> What you have to do
Without the images, write out the whole listing exactly.

> Dataset section

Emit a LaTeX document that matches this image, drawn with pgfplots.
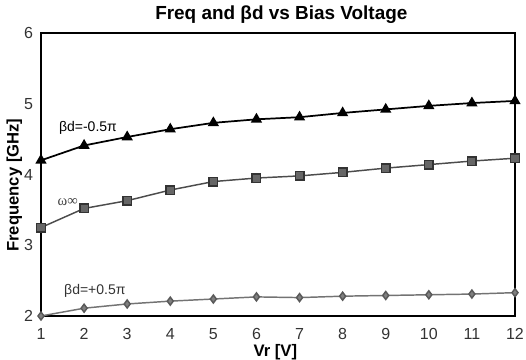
\documentclass[border=0pt]{standalone}
\usepackage{pgfplots}
\pgfplotsset{compat=1.18}
\usepackage{fontspec}
\setmainfont{Liberation Sans}
\newfontfamily\seriffont{Liberation Serif}
\begin{document}
\begin{tikzpicture}
\useasboundingbox (-30.75pt,-33pt) rectangle (363.75pt,237pt);
\begin{axis}[
  scale only axis,
  width=355.5pt, height=212.25pt,
  at={(0,0)}, anchor=south west,
  xmin=1, xmax=12, ymin=2, ymax=6,
  xtick={1,...,12}, ytick={2,3,4,5,6},
  major tick length=0pt,
  /pgf/number format/assume math mode=true,
  ticklabel style={font=\fontsize{12}{12}\selectfont, text=black!80},
  xticklabel style={yshift=-5.5pt},
  yticklabel style={xshift=-2.5pt},
  axis line style={black, line width=0.9pt},
  title={\bfseries Freq and βd vs Bias Voltage},
  title style={font=\fontsize{14.2}{15}\selectfont, at={(axis description cs:0.5,1)}, anchor=center, yshift=8pt, xshift=2.5pt},
  xlabel={\bfseries Vr [V]},
  ylabel={\bfseries Frequency [GHz]},
  xlabel style={font=\fontsize{12.5}{13}\selectfont, at={(axis description cs:0.5,0)}, anchor=center, yshift=-27pt, xshift=-2pt},
  ylabel style={font=\fontsize{12.5}{13}\selectfont, at={(axis description cs:0,0.5)}, anchor=center, yshift=20pt, xshift=-8pt},
  clip=false,
]
\addplot[black, line width=1.3pt, mark=triangle*, mark size=3.6pt, mark options={fill=black}] coordinates {
(1,4.20) (2,4.41) (3,4.53) (4,4.64) (5,4.73) (6,4.78) (7,4.81) (8,4.87) (9,4.92) (10,4.97) (11,5.01) (12,5.04)};
\addplot[black!70, line width=1.1pt, mark=square*, mark size=3.2pt, mark options={fill=black!60, draw=black!80}] coordinates {
(1,3.25) (2,3.52) (3,3.63) (4,3.78) (5,3.90) (6,3.95) (7,3.98) (8,4.03) (9,4.09) (10,4.14) (11,4.19) (12,4.23)};
\addplot[black!55, line width=1.1pt, mark=diamond*, mark size=3pt, mark options={fill=black!50, draw=black!65}] coordinates {
(1,2.00) (2,2.11) (3,2.17) (4,2.21) (5,2.24) (6,2.27) (7,2.26) (8,2.28) (9,2.29) (10,2.30) (11,2.31) (12,2.33)};
\node[font=\fontsize{10.5}{11}\selectfont] at (axis cs:2.09,4.66) {βd=-0.5π};
\node[font=\seriffont\fontsize{11}{11}\selectfont, text=black!75] at (axis cs:1.62,3.61) {ω∞};
\node[font=\fontsize{10.5}{11}\selectfont, text=black!80] at (axis cs:2.25,2.35) {βd=+0.5π};
\end{axis}
\end{tikzpicture}
\end{document}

> Answer to this exercise
Emit a LaTeX document that matches this image, drawn with pgfplots.
\documentclass[border=0pt]{standalone}
\usepackage{pgfplots}
\pgfplotsset{compat=1.18}
\usepackage{fontspec}
\setmainfont{Liberation Sans}
\newfontfamily\seriffont{Liberation Serif}
\begin{document}
\begin{tikzpicture}
\useasboundingbox (-30.75pt,-33pt) rectangle (363.75pt,237pt);
\begin{axis}[
  scale only axis,
  width=355.5pt, height=212.25pt,
  at={(0,0)}, anchor=south west,
  xmin=1, xmax=12, ymin=2, ymax=6,
  xtick={1,...,12}, ytick={2,3,4,5,6},
  major tick length=0pt,
  /pgf/number format/assume math mode=true,
  ticklabel style={font=\fontsize{12}{12}\selectfont, text=black!80},
  xticklabel style={yshift=-5.5pt},
  yticklabel style={xshift=-2.5pt},
  axis line style={black, line width=0.9pt},
  title={\bfseries Freq and βd vs Bias Voltage},
  title style={font=\fontsize{14.2}{15}\selectfont, at={(axis description cs:0.5,1)}, anchor=center, yshift=8pt, xshift=2.5pt},
  xlabel={\bfseries Vr [V]},
  ylabel={\bfseries Frequency [GHz]},
  xlabel style={font=\fontsize{12.5}{13}\selectfont, at={(axis description cs:0.5,0)}, anchor=center, yshift=-27pt, xshift=-2pt},
  ylabel style={font=\fontsize{12.5}{13}\selectfont, at={(axis description cs:0,0.5)}, anchor=center, yshift=20pt, xshift=-8pt},
  clip=false,
]
\addplot[black, line width=1.3pt, mark=triangle*, mark size=3.6pt, mark options={fill=black}] coordinates {
(1,4.20) (2,4.41) (3,4.53) (4,4.64) (5,4.73) (6,4.78) (7,4.81) (8,4.87) (9,4.92) (10,4.97) (11,5.01) (12,5.04)};
\addplot[black!70, line width=1.1pt, mark=square*, mark size=3.2pt, mark options={fill=black!60, draw=black!80}] coordinates {
(1,3.25) (2,3.52) (3,3.63) (4,3.78) (5,3.90) (6,3.95) (7,3.98) (8,4.03) (9,4.09) (10,4.14) (11,4.19) (12,4.23)};
\addplot[black!55, line width=1.1pt, mark=diamond*, mark size=3pt, mark options={fill=black!50, draw=black!65}] coordinates {
(1,2.00) (2,2.11) (3,2.17) (4,2.21) (5,2.24) (6,2.27) (7,2.26) (8,2.28) (9,2.29) (10,2.30) (11,2.31) (12,2.33)};
\node[font=\fontsize{10.5}{11}\selectfont] at (axis cs:2.09,4.66) {βd=-0.5π};
\node[font=\seriffont\fontsize{11}{11}\selectfont, text=black!75] at (axis cs:1.62,3.61) {ω∞};
\node[font=\fontsize{10.5}{11}\selectfont, text=black!80] at (axis cs:2.25,2.35) {βd=+0.5π};
\end{axis}
\end{tikzpicture}
\end{document}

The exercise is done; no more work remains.